- _What needs to be done_: From the first line of the data below through the line holding "const xMinorTickValues = d3.range(0, 10.01, 0.5);", output each line exactly and leave the pictures out.

- _Source excerpt_:
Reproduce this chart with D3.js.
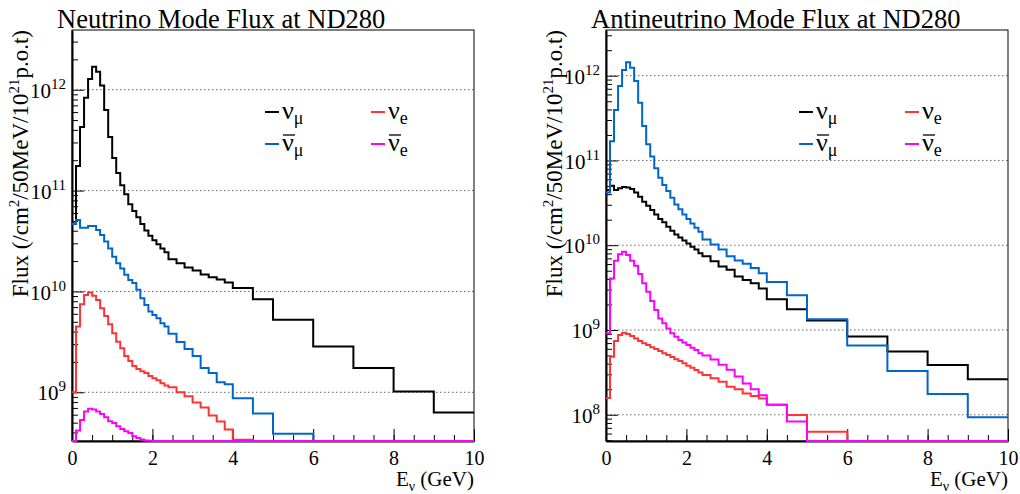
<!DOCTYPE html>
<html><head><meta charset="utf-8">
<script src="https://cdn.jsdelivr.net/npm/d3@7"></script>
<style>
body{margin:0;background:#fff}
svg{display:block}
text{font-family:"Liberation Serif","Times New Roman",serif;fill:#000}
</style></head><body>
<svg id="c" width="1020" height="494"></svg>
<script>
// Bin edges (GeV)
const binEdges = [0,0.1,0.2,0.3,0.4,0.5,0.6,0.7,0.8,0.9,1.0,1.1,1.2,1.3,1.4,1.5,1.6,1.7,1.8,1.9,2.0,2.1,2.2,2.3,2.4,2.6,2.8,3.0,3.2,3.4,3.6,3.8,4.0,4.5,5,6,7,8,9,10];
const xTickValues = [0,2,4,6,8,10];
const xMinorTickValues = d3.range(0, 10.01, 0.5);

// Neutrino mode
const nmNumu = [4.73e10,1.75e11,4.27e11,8.34e11,1.28e12,1.69e12,1.51e12,1.10e12,6.28e11,3.40e11,2.10e11,1.49e11,1.13e11,9.18e10,7.31e10,6.27e10,5.43e10,4.67e10,4.01e10,3.57e10,3.21e10,2.93e10,2.67e10,2.44e10,2.08e10,1.90e10,1.73e10,1.61e10,1.47e10,1.38e10,1.31e10,1.23e10,1.08e10,8.39e9,5.24e9,2.85e9,1.74e9,1.02e9,6.32e8];
const nmNumubar = [4.67e10,5.11e10,4.29e10,4.29e10,4.46e10,4.46e10,4.06e10,3.63e10,3.12e10,2.67e10,2.21e10,1.90e10,1.69e10,1.46e10,1.30e10,1.21e10,1.04e10,8.55e9,7.35e9,6.31e9,5.85e9,5.42e9,4.83e9,4.48e9,3.80e9,3.16e9,2.69e9,2.29e9,1.74e9,1.55e9,1.26e9,1.20e9,8.71e8,6.17e8,3.89e8,0,0,0,0];
const nmNue = [1.00e9,4.48e9,7.46e9,9.23e9,9.79e9,9.08e9,8.22e9,6.81e9,5.71e9,4.72e9,3.85e9,3.18e9,2.73e9,2.29e9,2.04e9,1.82e9,1.70e9,1.62e9,1.55e9,1.45e9,1.38e9,1.32e9,1.23e9,1.17e9,1.12e9,1.00e9,9.12e8,7.94e8,7.08e8,5.89e8,5.13e8,4.27e8,3.39e8,0,0,0,0,0,0];
const nmNuebar = [0,4.17e8,5.31e8,6.47e8,6.87e8,6.76e8,6.46e8,6.10e8,5.65e8,5.15e8,4.97e8,4.60e8,4.33e8,4.10e8,3.95e8,3.66e8,3.52e8,3.40e8,3.33e8,3.30e8,0,0,0,0,0,0,0,0,0,0,0,0,0,0,0,0,0,0,0];

// Antineutrino mode
const amNumu = [4.48e10,5.04e10,4.48e10,4.69e10,4.85e10,4.81e10,4.60e10,4.20e10,3.73e10,3.26e10,2.92e10,2.60e10,2.31e10,2.04e10,1.86e10,1.65e10,1.48e10,1.34e10,1.23e10,1.14e10,1.05e10,9.59e9,8.93e9,8.02e9,7.41e9,6.46e9,5.62e9,5.13e9,4.27e9,3.89e9,3.55e9,3.09e9,2.31e9,1.76e9,1.29e9,8.36e8,5.56e8,3.87e8,2.62e8];
const amNumubar = [4.20e10,1.69e11,3.94e11,7.55e11,1.17e12,1.44e12,1.24e12,8.65e11,4.80e11,2.55e11,1.55e11,1.11e11,8.07e10,6.25e10,5.13e10,4.36e10,3.63e10,3.03e10,2.65e10,2.31e10,2.04e10,1.81e10,1.61e10,1.44e10,1.17e10,1.02e10,8.91e9,7.41e9,6.61e9,6.03e9,5.37e9,4.68e9,3.67e9,2.57e9,1.34e9,6.55e8,3.29e8,1.76e8,9.33e7];
const amNue = [1.58e8,4.83e8,7.40e8,8.71e8,9.29e8,8.95e8,8.47e8,7.96e8,7.40e8,6.95e8,6.64e8,6.24e8,5.96e8,5.64e8,5.30e8,5.06e8,4.79e8,4.50e8,4.30e8,4.04e8,3.78e8,3.59e8,3.37e8,3.16e8,2.95e8,2.69e8,2.45e8,2.14e8,2.00e8,1.78e8,1.66e8,1.55e8,1.31e8,9.95e7,6.31e7,0,0,0,0];
const amNuebar = [9.12e8,4.06e9,6.56e9,7.80e9,8.37e9,7.66e9,6.56e9,5.73e9,4.57e9,3.55e9,2.82e9,2.19e9,1.72e9,1.37e9,1.20e9,1.04e9,9.12e8,8.32e8,7.60e8,7.13e8,6.65e8,6.17e8,5.79e8,5.30e8,5.01e8,4.47e8,3.89e8,3.39e8,2.82e8,2.34e8,2.00e8,1.70e8,1.31e8,8.32e7,0,0,0,0,0];

const titles = ["Neutrino Mode Flux at ND280", "Antineutrino Mode Flux at ND280"];
const yDomains = [[3.29e8, 3.91e12], [4.90e7, 3.46e12]];
const flavourColors = ["#000000", "#0066cc", "#ff3333", "#ff00ff"];

const svg = d3.select("#c");
const W = 1020, H = 494;
svg.append("rect").attr("width", W).attr("height", H).attr("fill", "#fff");

const panels = [
  {x0: 72, x1: 474, y0: 30, y1: 441, dom: yDomains[0], title: titles[0], series: [nmNumu, nmNumubar, nmNue, nmNuebar]},
  {x0: 606, x1: 1008, y0: 30, y1: 441, dom: yDomains[1], title: titles[1], series: [amNumu, amNumubar, amNue, amNuebar]}
];

panels.forEach(p => {
  const g = svg.append("g");
  const x = d3.scaleLinear().domain([0, 10]).range([p.x0, p.x1]);
  const y = d3.scaleLog().domain(p.dom).range([p.y1, p.y0]);
  const lo = Math.ceil(Math.log10(p.dom[0])), hi = Math.floor(Math.log10(p.dom[1]));
  const decades = d3.range(lo, hi + 1).map(e => Math.pow(10, e));
  const minors = [];
  for (let e = lo - 1; e <= hi; e++) for (let m = 2; m <= 9; m++) {
    const v = m * Math.pow(10, e);
    if (v >= p.dom[0] && v <= p.dom[1]) minors.push(v);
  }

  // grid
  g.append("g").selectAll("line").data(decades).join("line")
    .attr("x1", p.x0).attr("x2", p.x1)
    .attr("y1", d => y(d)).attr("y2", d => y(d))
    .attr("stroke", "#666").attr("stroke-width", 1).attr("stroke-dasharray", "1.5,2.5");

  // frame
  g.append("rect").attr("x", p.x0).attr("y", p.y0).attr("width", p.x1 - p.x0).attr("height", p.y1 - p.y0)
    .attr("fill", "none").attr("stroke", "#000").attr("stroke-width", 1);

  // x axes
  const xMajor = d3.axisBottom(x).tickValues(xTickValues).tickSizeInner(-12).tickSizeOuter(0).tickPadding(10).tickFormat(d3.format("d"));
  const gx = g.append("g").attr("transform", `translate(0,${p.y1})`).call(xMajor);
  gx.select(".domain").attr("stroke", "#000").attr("stroke-width", 2);
  gx.selectAll("text").attr("font-size", 20).attr("font-family", "Liberation Serif").attr("fill", "#000");
  const xMinor = d3.axisBottom(x).tickValues(xMinorTickValues).tickSizeInner(-6).tickSizeOuter(0).tickFormat("");
  const gxm = g.append("g").attr("transform", `translate(0,${p.y1})`).call(xMinor);
  gxm.select(".domain").remove();

  // y axes
  const yMajor = d3.axisLeft(y).tickValues(decades).tickSizeInner(-12).tickSizeOuter(0).tickPadding(6);
  const gy = g.append("g").attr("transform", `translate(${p.x0},0)`).call(yMajor);
  gy.select(".domain").attr("stroke", "#000").attr("stroke-width", 2);
  gy.selectAll(".tick text").each(function(d) {
    const t = d3.select(this).text("").attr("font-size", 21).attr("font-family", "Liberation Serif").attr("fill", "#000").attr("dy", "0.36em");
    t.append("tspan").text("10");
    t.append("tspan").attr("font-size", 15).attr("dy", -9).text(String(Math.round(Math.log10(d))));
  });
  const yMinor = d3.axisLeft(y).tickValues(minors).tickSizeInner(-6).tickSizeOuter(0).tickFormat("");
  const gym = g.append("g").attr("transform", `translate(${p.x0},0)`).call(yMinor);
  gym.select(".domain").remove();

  // histograms
  const ymin = p.dom[0];
  const line = d3.line().x(d => x(d[0])).y(d => y(Math.max(d[1], ymin))).curve(d3.curveStepAfter);
  p.series.forEach((vals, k) => {
    const pts = vals.map((v, i) => [binEdges[i], v]);
    pts.push([binEdges[binEdges.length - 1], vals[vals.length - 1]]);
    g.append("path").datum(pts).attr("d", line)
      .attr("fill", "none").attr("stroke", flavourColors[k]).attr("stroke-width", 2)
      .attr("stroke-linejoin", "miter");
  });

  // title
  g.append("text").attr("x", p.x0 - 15).attr("y", 28).attr("font-size", 26.5).text(p.title);

  // y title
  const yt = g.append("text").attr("transform", `translate(${p.x0 - 44},${p.y0}) rotate(-90)`)
    .attr("text-anchor", "end").attr("font-size", 23);
  yt.append("tspan").text("Flux (/cm");
  yt.append("tspan").attr("font-size", 15).attr("dy", -9).text("2");
  yt.append("tspan").attr("dy", 9).text("/50MeV/10");
  yt.append("tspan").attr("font-size", 15).attr("dy", -9).text("21");
  yt.append("tspan").attr("dy", 9).text("p.o.t)");

  // x title
  const xt = g.append("text").attr("x", p.x1).attr("y", p.y1 + 45).attr("text-anchor", "end").attr("font-size", 21);
  xt.append("tspan").text("E");
  xt.append("tspan").attr("font-size", 14).attr("dy", 5).text("ν");
  xt.append("tspan").attr("dy", -5).text(" (GeV)");

  // legend
  const lx = p.x0 + 193;
  const legendEntries = [
    {c: flavourColors[0], col: 0, row: 0, sub: "μ", bar: false},
    {c: flavourColors[2], col: 1, row: 0, sub: "e", bar: false},
    {c: flavourColors[1], col: 0, row: 1, sub: "μ", bar: true},
    {c: flavourColors[3], col: 1, row: 1, sub: "e", bar: true}
  ];
  legendEntries.forEach(e => {
    const ex = lx + e.col * 106, ey = 112 + e.row * 32;
    g.append("line").attr("x1", ex).attr("x2", ex + 14).attr("y1", ey).attr("y2", ey)
      .attr("stroke", e.c).attr("stroke-width", 2);
    const t = g.append("text").attr("x", ex + 17).attr("y", ey + 7).attr("font-size", 26);
    t.append("tspan").text("ν");
    t.append("tspan").attr("font-size", 18).attr("dy", 5).text(e.sub);
    if (e.bar) {
      g.append("line").attr("x1", ex + 18).attr("x2", ex + 30).attr("y1", ey - 9).attr("y2", ey - 9)
        .attr("stroke", "#000").attr("stroke-width", 1.3);
    }
  });
});
</script>
</body></html>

- _Correct response_:
Reproduce this chart with D3.js.
<!DOCTYPE html>
<html><head><meta charset="utf-8">
<script src="https://cdn.jsdelivr.net/npm/d3@7"></script>
<style>
body{margin:0;background:#fff}
svg{display:block}
text{font-family:"Liberation Serif","Times New Roman",serif;fill:#000}
</style></head><body>
<svg id="c" width="1020" height="494"></svg>
<script>
// Bin edges (GeV)
const binEdges = [0,0.1,0.2,0.3,0.4,0.5,0.6,0.7,0.8,0.9,1.0,1.1,1.2,1.3,1.4,1.5,1.6,1.7,1.8,1.9,2.0,2.1,2.2,2.3,2.4,2.6,2.8,3.0,3.2,3.4,3.6,3.8,4.0,4.5,5,6,7,8,9,10];
const xTickValues = [0,2,4,6,8,10];
const xMinorTickValues = d3.range(0, 10.01, 0.5);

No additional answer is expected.